## WORK TO DO
Copy out the whole listing exactly as written, leaving the pictures behind.

*** STORED DATA

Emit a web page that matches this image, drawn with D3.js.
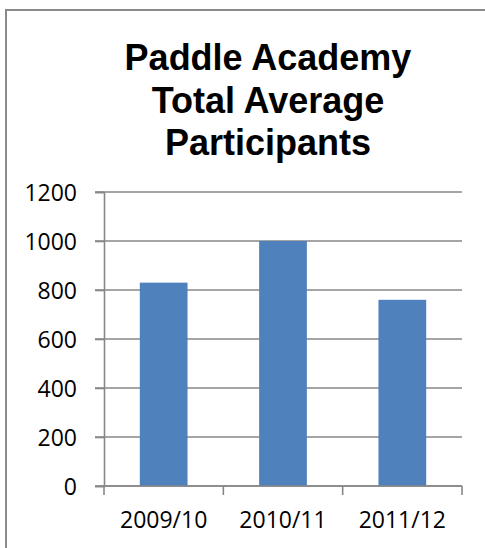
<!DOCTYPE html>
<html>
<head>
<meta charset="utf-8">
<script src="https://cdn.jsdelivr.net/npm/d3@7/dist/d3.min.js"></script>
<style>
  html, body { margin: 0; padding: 0; background: #fff; }
  svg { display: block; }
</style>
</head>
<body>
<svg id="chart" width="485" height="548"></svg>
<script>
const categories = ["2009/10", "2010/11", "2011/12"];
const values = [830, 1000, 760];
const yTicks = [0, 200, 400, 600, 800, 1000, 1200];
const titleLines = ["Paddle Academy", "Total Average", "Participants"];

const svg = d3.select("#chart");

// outer chart border (extends past right/bottom edges)
svg.append("rect")
  .attr("x", 6).attr("y", 10)
  .attr("width", 520).attr("height", 560)
  .attr("fill", "#fff")
  .attr("stroke", "#8a8a8a")
  .attr("stroke-width", 2);

const plotLeft = 104, plotRight = 462, plotTop = 192, plotBottom = 486;

const x = d3.scaleBand().domain(categories).range([plotLeft, plotRight])
  .paddingInner(0.6).paddingOuter(0.3);
const y = d3.scaleLinear().domain([0, 1200]).range([plotBottom, plotTop]);

// gridlines
svg.append("g").selectAll("line").data(yTicks).join("line")
  .attr("x1", plotLeft - 9).attr("x2", plotRight)
  .attr("y1", d => y(d)).attr("y2", d => y(d))
  .attr("stroke", "#878787").attr("stroke-width", 1.6);

// bars
svg.append("g").selectAll("rect").data(values).join("rect")
  .attr("x", (d, i) => x(categories[i]))
  .attr("width", x.bandwidth())
  .attr("y", d => y(d))
  .attr("height", d => y(0) - y(d))
  .attr("fill", "#4f81bd");

// y axis
const yAxis = svg.append("g").attr("transform", `translate(${plotLeft},0)`)
  .call(d3.axisLeft(y).tickValues(yTicks).tickSize(9).tickPadding(18).tickFormat(d3.format("d")));
yAxis.select(".domain").attr("stroke", "#878787").attr("stroke-width", 1.6);
yAxis.selectAll(".tick line").attr("stroke", "#878787").attr("stroke-width", 1.6);
yAxis.selectAll(".tick text")
  .attr("font-family", "'Open Sans', sans-serif")
  .attr("font-size", 23)
  .attr("fill", "#000")
  .attr("dy", "0.36em");

// x axis
const xTickPos = d3.range(categories.length + 1).map(i => plotLeft + i * (plotRight - plotLeft) / categories.length);
const xg = svg.append("g");
xg.append("line").attr("x1", plotLeft).attr("x2", plotRight).attr("y1", plotBottom).attr("y2", plotBottom)
  .attr("stroke", "#878787").attr("stroke-width", 1.6);
xg.selectAll("line.tk").data(xTickPos).join("line").attr("class", "tk")
  .attr("x1", d => d).attr("x2", d => d)
  .attr("y1", plotBottom).attr("y2", plotBottom + 9)
  .attr("stroke", "#878787").attr("stroke-width", 1.6);
xg.selectAll("text").data(categories).join("text")
  .attr("x", d => x(d) + x.bandwidth() / 2)
  .attr("y", 528)
  .attr("text-anchor", "middle")
  .attr("font-family", "'Open Sans', sans-serif")
  .attr("font-size", 23)
  .attr("fill", "#000")
  .text(d => d);

// title
svg.append("g").selectAll("text").data(titleLines).join("text")
  .attr("x", 268)
  .attr("y", (d, i) => 70 + i * 42.5)
  .attr("text-anchor", "middle")
  .attr("font-family", "'Liberation Sans', Arial, sans-serif")
  .attr("font-weight", "bold")
  .attr("font-size", 36)
  .attr("fill", "#000")
  .text(d => d);
</script>
</body>
</html>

******

## ANSWER TO THE PROBLEM
Emit a web page that matches this image, drawn with D3.js.
<!DOCTYPE html>
<html>
<head>
<meta charset="utf-8">
<script src="https://cdn.jsdelivr.net/npm/d3@7/dist/d3.min.js"></script>
<style>
  html, body { margin: 0; padding: 0; background: #fff; }
  svg { display: block; }
</style>
</head>
<body>
<svg id="chart" width="485" height="548"></svg>
<script>
const categories = ["2009/10", "2010/11", "2011/12"];
const values = [830, 1000, 760];
const yTicks = [0, 200, 400, 600, 800, 1000, 1200];
const titleLines = ["Paddle Academy", "Total Average", "Participants"];

const svg = d3.select("#chart");

// outer chart border (extends past right/bottom edges)
svg.append("rect")
  .attr("x", 6).attr("y", 10)
  .attr("width", 520).attr("height", 560)
  .attr("fill", "#fff")
  .attr("stroke", "#8a8a8a")
  .attr("stroke-width", 2);

const plotLeft = 104, plotRight = 462, plotTop = 192, plotBottom = 486;

const x = d3.scaleBand().domain(categories).range([plotLeft, plotRight])
  .paddingInner(0.6).paddingOuter(0.3);
const y = d3.scaleLinear().domain([0, 1200]).range([plotBottom, plotTop]);

// gridlines
svg.append("g").selectAll("line").data(yTicks).join("line")
  .attr("x1", plotLeft - 9).attr("x2", plotRight)
  .attr("y1", d => y(d)).attr("y2", d => y(d))
  .attr("stroke", "#878787").attr("stroke-width", 1.6);

// bars
svg.append("g").selectAll("rect").data(values).join("rect")
  .attr("x", (d, i) => x(categories[i]))
  .attr("width", x.bandwidth())
  .attr("y", d => y(d))
  .attr("height", d => y(0) - y(d))
  .attr("fill", "#4f81bd");

// y axis
const yAxis = svg.append("g").attr("transform", `translate(${plotLeft},0)`)
  .call(d3.axisLeft(y).tickValues(yTicks).tickSize(9).tickPadding(18).tickFormat(d3.format("d")));
yAxis.select(".domain").attr("stroke", "#878787").attr("stroke-width", 1.6);
yAxis.selectAll(".tick line").attr("stroke", "#878787").attr("stroke-width", 1.6);
yAxis.selectAll(".tick text")
  .attr("font-family", "'Open Sans', sans-serif")
  .attr("font-size", 23)
  .attr("fill", "#000")
  .attr("dy", "0.36em");

// x axis
const xTickPos = d3.range(categories.length + 1).map(i => plotLeft + i * (plotRight - plotLeft) / categories.length);
const xg = svg.append("g");
xg.append("line").attr("x1", plotLeft).attr("x2", plotRight).attr("y1", plotBottom).attr("y2", plotBottom)
  .attr("stroke", "#878787").attr("stroke-width", 1.6);
xg.selectAll("line.tk").data(xTickPos).join("line").attr("class", "tk")
  .attr("x1", d => d).attr("x2", d => d)
  .attr("y1", plotBottom).attr("y2", plotBottom + 9)
  .attr("stroke", "#878787").attr("stroke-width", 1.6);
xg.selectAll("text").data(categories).join("text")
  .attr("x", d => x(d) + x.bandwidth() / 2)
  .attr("y", 528)
  .attr("text-anchor", "middle")
  .attr("font-family", "'Open Sans', sans-serif")
  .attr("font-size", 23)
  .attr("fill", "#000")
  .text(d => d);

// title
svg.append("g").selectAll("text").data(titleLines).join("text")
  .attr("x", 268)
  .attr("y", (d, i) => 70 + i * 42.5)
  .attr("text-anchor", "middle")
  .attr("font-family", "'Liberation Sans', Arial, sans-serif")
  .attr("font-weight", "bold")
  .attr("font-size", 36)
  .attr("fill", "#000")
  .text(d => d);
</script>
</body>
</html>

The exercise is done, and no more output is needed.